Citigroup profit jumps 24 percent, beats forecasts

Last Updated: Fri, Jul 15, 2011 14:50 hrs

Citigroup Inc's second-quarter profit jumped 24 percent as the bank lost less money than expected on bad U.S. loans.

The third-largest U.S. bank made more loans during the quarter than in the first three months of the year, which could signal future income gains if loan growth continues. The bank's shares were fractionally higher in morning trading.

But in the latest quarter many Citigroup businesses suffered. Income fell in two of its three continuing units -- its commercial and investment banking business and its processing arm.

The third unit, retail banking, posted higher income mainly because it lost less money on bad loans.
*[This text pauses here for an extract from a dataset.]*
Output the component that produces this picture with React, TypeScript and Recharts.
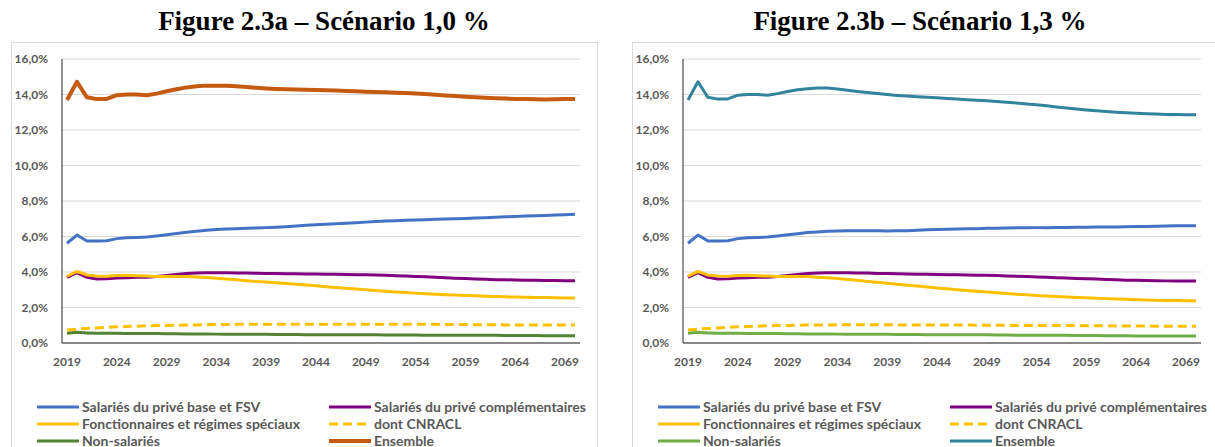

"The decline in net credit losses was just a huge improvement. That's really the driver here," said Timothy Ghriskey, co-founder of Solaris Group, which owns Citigroup shares.

The bank's overall credit losses declined 35 percent, allowing it to dip into money previously set aside to cover bad loans by releasing reserves.

The results came a day after JPMorgan Chase & Co posted solid earnings, raising investor hopes for strength across the banking sector.

Citigroup reported net income of $3.34 billion, or $1.09 per share, bettering the 96-cent average estimate of analysts polled by Thomson Reuters I/B/E/S. A year earlier it earned $2.7 billion, or 90 cents per share adjusted for a reverse stock split.

It is the sixth consecutive quarterly profit for Citigroup, which needed $45 billion in government bailouts to survive the financial crisis. Since December, when the U.S. government sold off the last of its common share stake in the bank, Chief Executive Vikram Pandit has been trying to show investors that Citigroup can move beyond recovery to growth.


But boosting business has been difficult this year for most U.S. banks, as weak fixed-income trading and market volatility have weighed heavily on results.

"Like everyone else, what we're looking to determine over the next several quarters is, what is the 'new normal' level for activity," Citigroup Chief Financial Officer John Gerspach said on a conference call with reporters.

"I'm not quite sure that we understand exactly where that is right now," he said in response to a question about possible trading layoffs.

Revenue at Citigroup's securities and banking unit, its commercial and investment bank, fell 8 percent from a year earlier, hurt by an 18 percent decline in fixed-income trading, to $3.033 billion.

That decline was partially offset by big increases in underwriting and merger advisory fees. Revenue for debt underwriting, equity underwriting and merger advisory rose 61 percent to $1.085 billion.

Citigroup said overall quarterly revenue fell almost 7 percent to $20.6 billion but was slightly better than the $19.9 billion expected by analysts.

"They're fixing a lot of their problems, but they're not out of the woods yet," said Matt McCormick, portfolio manager at Bahl & Gaynor Investment Counsel.

Citigroup shares were up 25 cents to $39.27 in morning trading after rising as high as $40.38 in early dealings.